I'm sick of waiting for this in the U.S. How much is it to rent a microtrencher and wire up my neighborhood with fiber and then lease a university/municipal network uplink?
I think offering a sweet Internet connection to the whole neighborhood would be the "what you can do for them." Makes it more attractive for people to live there — and as a bonus, if people are paying their broadband fees to you and you live locally, it keeps in the money in the local economy, which most governments like.
Providing service to a neighborhood is considered "redlining" because it discriminates against all the neighborhoods that you don't serve. Thus the local government will probably require that you serve the entire city/county or nothing.

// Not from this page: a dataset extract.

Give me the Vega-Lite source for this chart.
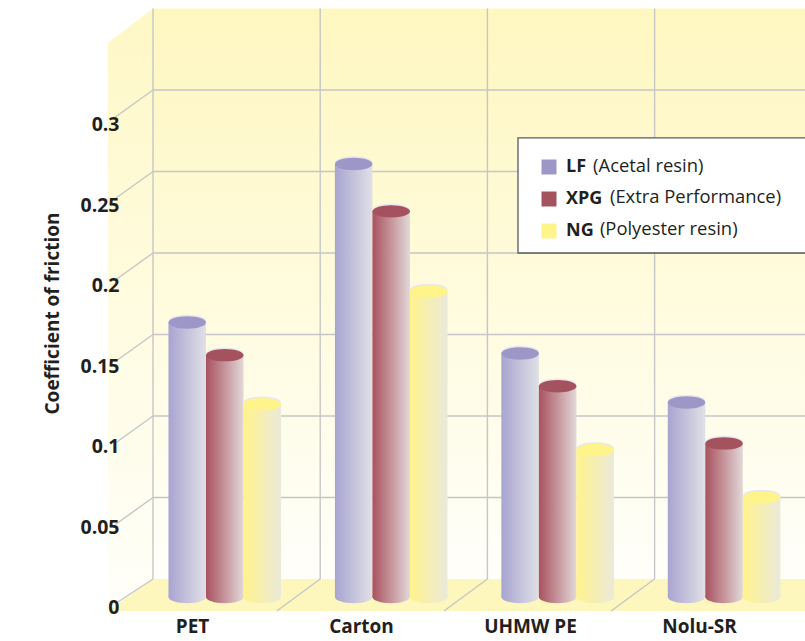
{"$schema":"https://vega.github.io/schema/vega-lite/v6.json","width":805,"height":641,"padding":0,"autosize":"none","background":"white",
"datasets":{
"bars":[
{"material":"PET","series":"LF","value":0.168},{"material":"PET","series":"XPG","value":0.148},{"material":"PET","series":"NG","value":0.118},
{"material":"Carton","series":"LF","value":0.265},{"material":"Carton","series":"XPG","value":0.236},{"material":"Carton","series":"NG","value":0.187},
{"material":"UHMW PE","series":"LF","value":0.149},{"material":"UHMW PE","series":"XPG","value":0.129},{"material":"UHMW PE","series":"NG","value":0.09},
{"material":"Nolu-SR","series":"LF","value":0.119},{"material":"Nolu-SR","series":"XPG","value":0.094},{"material":"Nolu-SR","series":"NG","value":0.061}],
"grid":[
{"k0":0,"k1":3.9,"v0":0.05,"v1":0.05},{"k0":0,"k1":3.9,"v0":0.1,"v1":0.1},{"k0":0,"k1":3.9,"v0":0.15,"v1":0.15},{"k0":0,"k1":3.9,"v0":0.2,"v1":0.2},{"k0":0,"k1":3.9,"v0":0.25,"v1":0.25},{"k0":0,"k1":3.9,"v0":0.3,"v1":0.3},
{"k0":0,"k1":0,"v0":0,"v1":0.35},{"k0":1,"k1":1,"v0":0,"v1":0.35},{"k0":2,"k1":2,"v0":0,"v1":0.35},{"k0":3,"k1":3,"v0":0,"v1":0.35},
{"k0":0,"k1":-0.21,"v0":0,"v1":-0.0141},{"k0":0,"k1":-0.225,"v0":0.05,"v1":0.0334},{"k0":0,"k1":-0.225,"v0":0.1,"v1":0.0834},{"k0":0,"k1":-0.225,"v0":0.15,"v1":0.1334},{"k0":0,"k1":-0.225,"v0":0.2,"v1":0.1834},{"k0":0,"k1":-0.225,"v0":0.25,"v1":0.2334},{"k0":0,"k1":-0.225,"v0":0.3,"v1":0.2834},
{"k0":1,"k1":0.74,"v0":0,"v1":-0.0196},{"k0":2,"k1":1.74,"v0":0,"v1":-0.0196},{"k0":3,"k1":2.74,"v0":0,"v1":-0.0196}],
"notes":[{"text":"(Acetal resin)","k":2.632,"v":0.2535},{"text":"(Extra Performance)","k":2.733,"v":0.2345},{"text":"(Polyester resin)","k":2.673,"v":0.215}]
},
"layer":[
{"encoding":{},"layer":[
{"data":{"values":[{"k0":0,"k1":3.9,"v0":0,"v1":0.35}]},"mark":{"type":"rect","color":{"gradient":"linear","x1":0,"y1":0,"x2":0,"y2":1,"stops":[{"offset":0,"color":"#fef7c0"},{"offset":1,"color":"#fffffa"}]}},
"encoding":{"x":{"field":"k0","type":"quantitative","axis":null,"scale":{"domain":[-0.9151,3.8995]}},"x2":{"field":"k1"},"y":{"field":"v0","type":"quantitative","axis":null,"scale":{"domain":[-0.03804,0.35521]}},"y2":{"field":"v1"}}},
{"data":{"values":[{"k":-0.269,"top":0.329,"bot":-0.0196},{"k":0,"top":0.35,"bot":0}]},"mark":{"type":"area","color":{"gradient":"linear","x1":0,"y1":0,"x2":0,"y2":1,"stops":[{"offset":0,"color":"#fef8c6"},{"offset":1,"color":"#fffffa"}]}},
"encoding":{"x":{"field":"k","type":"quantitative","axis":null,"scale":{"domain":[-0.9151,3.8995]}},"y":{"field":"top","type":"quantitative","axis":null,"scale":{"domain":[-0.03804,0.35521]}},"y2":{"field":"bot"}}},
{"data":{"values":[{"k":-0.269,"top":-0.0196,"bot":-0.0196},{"k":0,"top":0,"bot":-0.0196},{"k":3.9,"top":0,"bot":-0.0196}]},"mark":{"type":"area","color":"#fdf7bd"},
"encoding":{"x":{"field":"k","type":"quantitative","axis":null,"scale":{"domain":[-0.9151,3.8995]}},"y":{"field":"top","type":"quantitative","axis":null,"scale":{"domain":[-0.03804,0.35521]}},"y2":{"field":"bot"}}},
{"data":{"name":"grid"},"mark":{"type":"rule","color":"#c6c6c6","strokeWidth":1.4},
"encoding":{"x":{"field":"k0","type":"quantitative","axis":null,"scale":{"domain":[-0.9151,3.8995]}},"x2":{"field":"k1"},"y":{"field":"v0","type":"quantitative","axis":null,"scale":{"domain":[-0.03804,0.35521]}},"y2":{"field":"v1"}}},
{"data":{"values":[{"k0":2.183,"k1":3.95,"v0":0.2,"v1":0.2706}]},"mark":{"type":"rect","color":"white","stroke":"#58595b","strokeWidth":1.3},
"encoding":{"x":{"field":"k0","type":"quantitative","axis":null,"scale":{"domain":[-0.9151,3.8995]}},"x2":{"field":"k1"},"y":{"field":"v0","type":"quantitative","axis":null,"scale":{"domain":[-0.03804,0.35521]}},"y2":{"field":"v1"}}},
{"data":{"name":"notes"},"mark":{"type":"text","align":"left","baseline":"middle","font":"Open Sans","fontSize":18.4,"color":"#231f20"},
"encoding":{"x":{"field":"k","type":"quantitative","axis":null,"scale":{"domain":[-0.9151,3.8995]}},"y":{"field":"v","type":"quantitative","axis":null,"scale":{"domain":[-0.03804,0.35521]}},"text":{"field":"text"}}}
]},
{"data":{"name":"bars"},
"encoding":{"x":{"field":"material","type":"nominal","axis":null,"sort":["PET","Carton","UHMW PE","Nolu-SR"],"scale":{"range":[141.85,807],"paddingInner":0.3235,"paddingOuter":0.16}},
"xOffset":{"field":"series","type":"nominal","sort":["LF","XPG","NG"],"scale":{"paddingInner":0,"paddingOuter":0}},
"y":{"field":"value","type":"quantitative","axis":null,"stack":null,"scale":{"domain":[-0.02693,0.36536]}}},
"layer":[
{"transform":[{"filter":"datum.series==='LF'"}],"mark":{"type":"bar","color":{"gradient":"linear","x1":0,"y1":0,"x2":1,"y2":0,"stops":[{"offset":0,"color":"#a8a4d1"},{"offset":1,"color":"#e0e0e6"}]}}},
{"transform":[{"filter":"datum.series==='LF'"}],"mark":{"type":"point","filled":true,"size":1406,"opacity":1,"shape":"M-1,0A1,0.33 0 1,1 1,0A1,0.33 0 1,1 -1,0Z","color":{"gradient":"linear","x1":0,"y1":0,"x2":1,"y2":0,"stops":[{"offset":0,"color":"#a8a4d1"},{"offset":1,"color":"#e0e0e6"}]}},"encoding":{"y":{"datum":0,"type":"quantitative"}}},
{"transform":[{"filter":"datum.series==='XPG'"}],"mark":{"type":"bar","color":{"gradient":"linear","x1":0,"y1":0,"x2":1,"y2":0,"stops":[{"offset":0,"color":"#a9525f"},{"offset":1,"color":"#e2d8d8"}]}}},
{"transform":[{"filter":"datum.series==='XPG'"}],"mark":{"type":"point","filled":true,"size":1406,"opacity":1,"shape":"M-1,0A1,0.33 0 1,1 1,0A1,0.33 0 1,1 -1,0Z","color":{"gradient":"linear","x1":0,"y1":0,"x2":1,"y2":0,"stops":[{"offset":0,"color":"#a9525f"},{"offset":1,"color":"#e2d8d8"}]}},"encoding":{"y":{"datum":0,"type":"quantitative"}}},
{"transform":[{"filter":"datum.series==='NG'"}],"mark":{"type":"bar","color":{"gradient":"linear","x1":0,"y1":0,"x2":1,"y2":0,"stops":[{"offset":0,"color":"#fff38c"},{"offset":1,"color":"#ebe9da"}]}}},
{"transform":[{"filter":"datum.series==='NG'"}],"mark":{"type":"point","filled":true,"size":1406,"opacity":1,"shape":"M-1,0A1,0.33 0 1,1 1,0A1,0.33 0 1,1 -1,0Z","color":{"gradient":"linear","x1":0,"y1":0,"x2":1,"y2":0,"stops":[{"offset":0,"color":"#fff38c"},{"offset":1,"color":"#ebe9da"}]}},"encoding":{"y":{"datum":0,"type":"quantitative"}}},
{"mark":{"type":"point","filled":true,"size":1406,"opacity":1,"yOffset":-1.5,"color":"#e8e6ee","shape":"M-1,0A1,0.33 0 1,1 1,0A1,0.33 0 1,1 -1,0Z"}},
{"mark":{"type":"point","filled":true,"size":1406,"opacity":1,"shape":"M-1,0A1,0.33 0 1,1 1,0A1,0.33 0 1,1 -1,0Z"},
"encoding":{"color":{"field":"series","type":"nominal","sort":["LF","XPG","NG"],"scale":{"domain":["LF","XPG","NG"],"range":["#9d97c8","#a5525f","#fff48a"]},
"legend":{"orient":"none","legendX":540,"legendY":158,"title":null,"symbolType":"square","symbolSize":225,"symbolOpacity":1,"symbolStrokeWidth":0,"rowPadding":14,"labelFont":"Open Sans","labelFontWeight":"bold","labelFontSize":18,"labelColor":"#231f20","labelOffset":8}}}}
]},
{"data":{"name":"bars"},"mark":{"type":"point","opacity":0},
"encoding":{
"x":{"field":"material","type":"nominal","sort":["PET","Carton","UHMW PE","Nolu-SR"],"scale":{"range":[107.5,783.5],"paddingInner":0,"paddingOuter":0},
"axis":{"title":null,"orient":"bottom","zindex":1,"domain":false,"ticks":false,"grid":false,"labelAngle":0,"labelFont":"Open Sans","labelFontWeight":"bold","labelFontSize":19,"labelColor":"#231f20","labelPadding":-24}},
"y":{"field":"value","type":"quantitative","stack":null,"scale":{"domain":[-0.0205,0.37764]},
"axis":{"values":[0,0.05,0.1,0.15,0.2,0.25,0.3],"format":"~g","orient":"left","zindex":1,"domain":false,"ticks":false,"grid":false,"labelFont":"Open Sans","labelFontWeight":"bold","labelFontSize":19.5,"labelColor":"#231f20","labelPadding":-119,"labelAlign":"right","title":"Coefficient of friction","titleFont":"Open Sans","titleFontWeight":"bold","titleFontSize":19,"titleColor":"#231f20","titleX":62,"titleY":313}}}}
],
"resolve":{"scale":{"x":"independent","y":"independent"},"axis":{"x":"independent","y":"independent"}},
"config":{"view":{"stroke":null}}}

Organize a cooperative with your neighbors to purchase the capital equipment and sustain the costs to operate it. The initial "risk" will be shared and the members will derive a superior benefit by making profit and advertising costs (however minimal) unnecessary, and by allowing anyone willing and competent in the neighborhood to carry out tech support and installations.
Laying the fiber costs something like $1,000 per house and your uplink will cost over $2/Mbps/month (fortunately you can oversubscribe it 100:1 or more). That's not counting any of the equipment.
Laying in the fiber is a sunk cost, so that shouldn't be the biggest issue.
At two dollar per Mbps oversubscribed 100 times is $20 for each user/month, sell the service at $70 month, and you should have enough to turn a profit, pay back the investment and keep the thing operating.
Articles say Google's fiber network is estimated to cost between $3000 and $8000 per home. So at that rate, to wire up a block with 50 homes would be between $150000 and $400000.
Guess I'll stick with mesh networks and the barely-palatable porridge that SBC and Comcast are willing to give Detroit. We need some stimulus money up here.